*Records with drawing code*.
=-=-=-=-=

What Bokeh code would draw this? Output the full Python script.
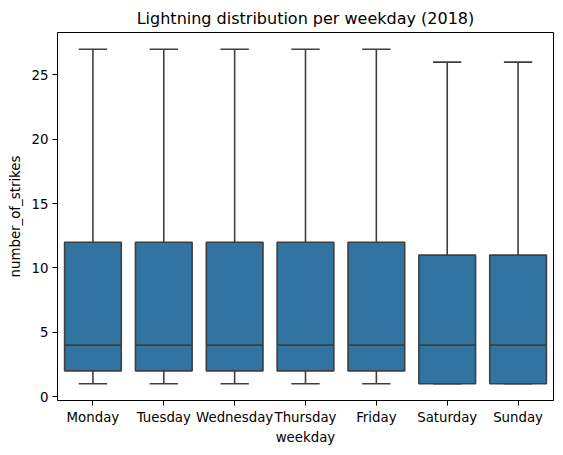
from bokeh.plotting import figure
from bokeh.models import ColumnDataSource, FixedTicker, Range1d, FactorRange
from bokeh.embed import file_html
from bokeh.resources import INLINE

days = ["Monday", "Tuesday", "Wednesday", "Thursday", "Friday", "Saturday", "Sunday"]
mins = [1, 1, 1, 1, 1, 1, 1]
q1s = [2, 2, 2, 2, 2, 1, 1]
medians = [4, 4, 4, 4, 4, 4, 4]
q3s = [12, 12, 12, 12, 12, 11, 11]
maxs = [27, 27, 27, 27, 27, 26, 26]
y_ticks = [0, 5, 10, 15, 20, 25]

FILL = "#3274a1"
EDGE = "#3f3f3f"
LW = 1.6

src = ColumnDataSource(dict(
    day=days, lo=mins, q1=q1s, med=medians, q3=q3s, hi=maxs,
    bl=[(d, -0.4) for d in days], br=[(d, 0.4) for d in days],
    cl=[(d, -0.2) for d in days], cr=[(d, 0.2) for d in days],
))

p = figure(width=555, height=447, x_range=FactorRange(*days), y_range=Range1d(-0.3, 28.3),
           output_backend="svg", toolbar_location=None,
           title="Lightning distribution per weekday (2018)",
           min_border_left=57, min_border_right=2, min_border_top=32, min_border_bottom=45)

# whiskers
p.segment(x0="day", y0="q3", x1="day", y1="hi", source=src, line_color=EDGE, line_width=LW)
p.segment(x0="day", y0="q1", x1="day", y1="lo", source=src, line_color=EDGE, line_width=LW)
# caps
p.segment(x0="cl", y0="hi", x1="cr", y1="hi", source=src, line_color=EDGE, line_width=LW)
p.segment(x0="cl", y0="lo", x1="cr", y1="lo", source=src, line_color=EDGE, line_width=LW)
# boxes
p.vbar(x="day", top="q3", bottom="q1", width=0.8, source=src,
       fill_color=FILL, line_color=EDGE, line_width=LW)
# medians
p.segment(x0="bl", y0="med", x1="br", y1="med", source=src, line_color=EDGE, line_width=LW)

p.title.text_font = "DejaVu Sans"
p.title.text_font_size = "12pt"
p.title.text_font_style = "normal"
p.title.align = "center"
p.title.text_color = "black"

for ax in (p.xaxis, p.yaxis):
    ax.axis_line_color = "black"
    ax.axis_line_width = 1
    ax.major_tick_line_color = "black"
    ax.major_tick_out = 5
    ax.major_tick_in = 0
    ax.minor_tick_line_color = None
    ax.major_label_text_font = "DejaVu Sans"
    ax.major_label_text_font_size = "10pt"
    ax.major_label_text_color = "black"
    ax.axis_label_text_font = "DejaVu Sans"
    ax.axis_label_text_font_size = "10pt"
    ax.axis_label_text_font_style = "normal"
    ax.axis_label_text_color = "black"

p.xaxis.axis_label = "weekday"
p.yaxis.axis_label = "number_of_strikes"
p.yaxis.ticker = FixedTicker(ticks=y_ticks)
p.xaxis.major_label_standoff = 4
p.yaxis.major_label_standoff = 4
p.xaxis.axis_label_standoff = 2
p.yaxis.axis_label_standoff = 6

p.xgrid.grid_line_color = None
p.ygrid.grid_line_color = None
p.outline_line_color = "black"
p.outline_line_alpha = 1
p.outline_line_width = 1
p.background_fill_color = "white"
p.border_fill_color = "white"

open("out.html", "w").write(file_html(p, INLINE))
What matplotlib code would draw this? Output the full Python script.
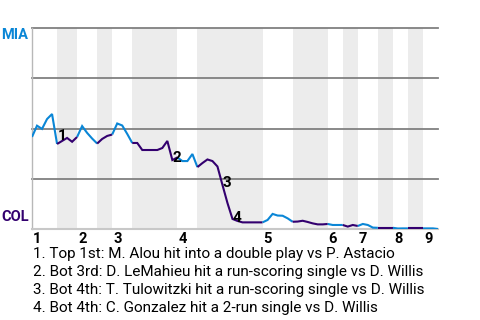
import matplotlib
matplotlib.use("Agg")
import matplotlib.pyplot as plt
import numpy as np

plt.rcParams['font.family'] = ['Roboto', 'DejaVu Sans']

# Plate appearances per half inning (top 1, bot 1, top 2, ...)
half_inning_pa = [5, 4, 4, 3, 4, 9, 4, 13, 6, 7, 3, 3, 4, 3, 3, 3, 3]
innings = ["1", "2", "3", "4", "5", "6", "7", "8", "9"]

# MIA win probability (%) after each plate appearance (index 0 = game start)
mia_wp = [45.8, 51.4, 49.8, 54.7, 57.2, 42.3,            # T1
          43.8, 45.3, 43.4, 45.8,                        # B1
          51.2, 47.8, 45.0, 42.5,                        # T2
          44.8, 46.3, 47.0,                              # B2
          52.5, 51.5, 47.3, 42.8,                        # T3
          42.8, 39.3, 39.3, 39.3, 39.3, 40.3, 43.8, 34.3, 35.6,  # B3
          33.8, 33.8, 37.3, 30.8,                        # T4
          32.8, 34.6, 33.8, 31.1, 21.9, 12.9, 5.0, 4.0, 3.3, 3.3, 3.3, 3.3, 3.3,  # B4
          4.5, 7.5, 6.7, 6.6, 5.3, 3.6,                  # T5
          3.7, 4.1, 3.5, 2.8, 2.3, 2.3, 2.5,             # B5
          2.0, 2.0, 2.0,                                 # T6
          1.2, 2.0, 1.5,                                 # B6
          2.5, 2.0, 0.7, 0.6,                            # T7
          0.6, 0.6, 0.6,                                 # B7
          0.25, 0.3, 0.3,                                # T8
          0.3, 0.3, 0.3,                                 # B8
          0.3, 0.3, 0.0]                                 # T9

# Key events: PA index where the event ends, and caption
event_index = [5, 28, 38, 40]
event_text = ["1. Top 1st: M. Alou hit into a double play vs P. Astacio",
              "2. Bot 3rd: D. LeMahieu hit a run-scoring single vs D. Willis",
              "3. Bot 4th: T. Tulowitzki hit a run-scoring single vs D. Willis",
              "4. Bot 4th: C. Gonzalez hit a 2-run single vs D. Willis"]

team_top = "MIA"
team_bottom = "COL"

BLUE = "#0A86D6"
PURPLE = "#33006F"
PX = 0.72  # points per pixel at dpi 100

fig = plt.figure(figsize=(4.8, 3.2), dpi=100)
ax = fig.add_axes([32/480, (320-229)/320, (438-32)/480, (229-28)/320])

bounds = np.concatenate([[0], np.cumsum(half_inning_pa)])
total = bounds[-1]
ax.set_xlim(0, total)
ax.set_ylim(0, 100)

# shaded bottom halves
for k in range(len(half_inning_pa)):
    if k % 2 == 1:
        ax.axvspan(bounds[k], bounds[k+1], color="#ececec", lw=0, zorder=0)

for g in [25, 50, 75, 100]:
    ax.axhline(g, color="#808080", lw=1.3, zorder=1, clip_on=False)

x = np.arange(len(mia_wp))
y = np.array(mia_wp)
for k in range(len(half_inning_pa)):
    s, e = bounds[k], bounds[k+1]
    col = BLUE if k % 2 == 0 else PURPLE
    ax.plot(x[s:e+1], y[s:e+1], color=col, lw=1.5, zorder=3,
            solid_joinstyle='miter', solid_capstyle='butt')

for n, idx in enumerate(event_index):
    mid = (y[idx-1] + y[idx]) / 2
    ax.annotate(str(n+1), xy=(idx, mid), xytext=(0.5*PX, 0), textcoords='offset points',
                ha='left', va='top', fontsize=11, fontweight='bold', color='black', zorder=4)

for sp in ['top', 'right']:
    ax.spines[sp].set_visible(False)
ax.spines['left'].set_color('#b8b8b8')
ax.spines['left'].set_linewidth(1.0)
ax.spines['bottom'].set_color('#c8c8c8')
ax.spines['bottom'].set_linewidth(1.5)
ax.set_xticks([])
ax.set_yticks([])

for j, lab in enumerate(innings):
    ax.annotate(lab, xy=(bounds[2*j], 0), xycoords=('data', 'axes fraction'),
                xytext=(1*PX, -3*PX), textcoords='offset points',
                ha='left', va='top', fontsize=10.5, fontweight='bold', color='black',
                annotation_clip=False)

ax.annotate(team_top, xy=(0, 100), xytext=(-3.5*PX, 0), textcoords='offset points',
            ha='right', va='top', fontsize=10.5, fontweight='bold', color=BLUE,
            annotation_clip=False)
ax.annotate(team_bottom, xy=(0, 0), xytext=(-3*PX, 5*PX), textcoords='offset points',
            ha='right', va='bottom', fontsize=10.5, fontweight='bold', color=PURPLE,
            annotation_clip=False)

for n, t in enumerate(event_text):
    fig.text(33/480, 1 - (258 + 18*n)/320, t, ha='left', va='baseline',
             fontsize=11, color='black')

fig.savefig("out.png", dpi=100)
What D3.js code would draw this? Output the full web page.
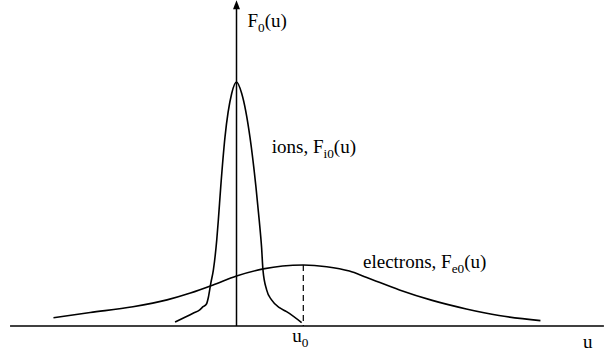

=-=-=-=-=

*WORK INSTRUCTIONS*. Restate only the lines running from the start of the material above through the line containing "min_border_right=2, min_border_top=32, min_border_bottom=45)", ends included. No pictures.

*RESULT OF THIS EXERCISE*.
What Bokeh code would draw this? Output the full Python script.
from bokeh.plotting import figure
from bokeh.models import ColumnDataSource, FixedTicker, Range1d, FactorRange
from bokeh.embed import file_html
from bokeh.resources import INLINE

days = ["Monday", "Tuesday", "Wednesday", "Thursday", "Friday", "Saturday", "Sunday"]
mins = [1, 1, 1, 1, 1, 1, 1]
q1s = [2, 2, 2, 2, 2, 1, 1]
medians = [4, 4, 4, 4, 4, 4, 4]
q3s = [12, 12, 12, 12, 12, 11, 11]
maxs = [27, 27, 27, 27, 27, 26, 26]
y_ticks = [0, 5, 10, 15, 20, 25]

FILL = "#3274a1"
EDGE = "#3f3f3f"
LW = 1.6

src = ColumnDataSource(dict(
    day=days, lo=mins, q1=q1s, med=medians, q3=q3s, hi=maxs,
    bl=[(d, -0.4) for d in days], br=[(d, 0.4) for d in days],
    cl=[(d, -0.2) for d in days], cr=[(d, 0.2) for d in days],
))

p = figure(width=555, height=447, x_range=FactorRange(*days), y_range=Range1d(-0.3, 28.3),
           output_backend="svg", toolbar_location=None,
           title="Lightning distribution per weekday (2018)",
           min_border_left=57, min_border_right=2, min_border_top=32, min_border_bottom=45)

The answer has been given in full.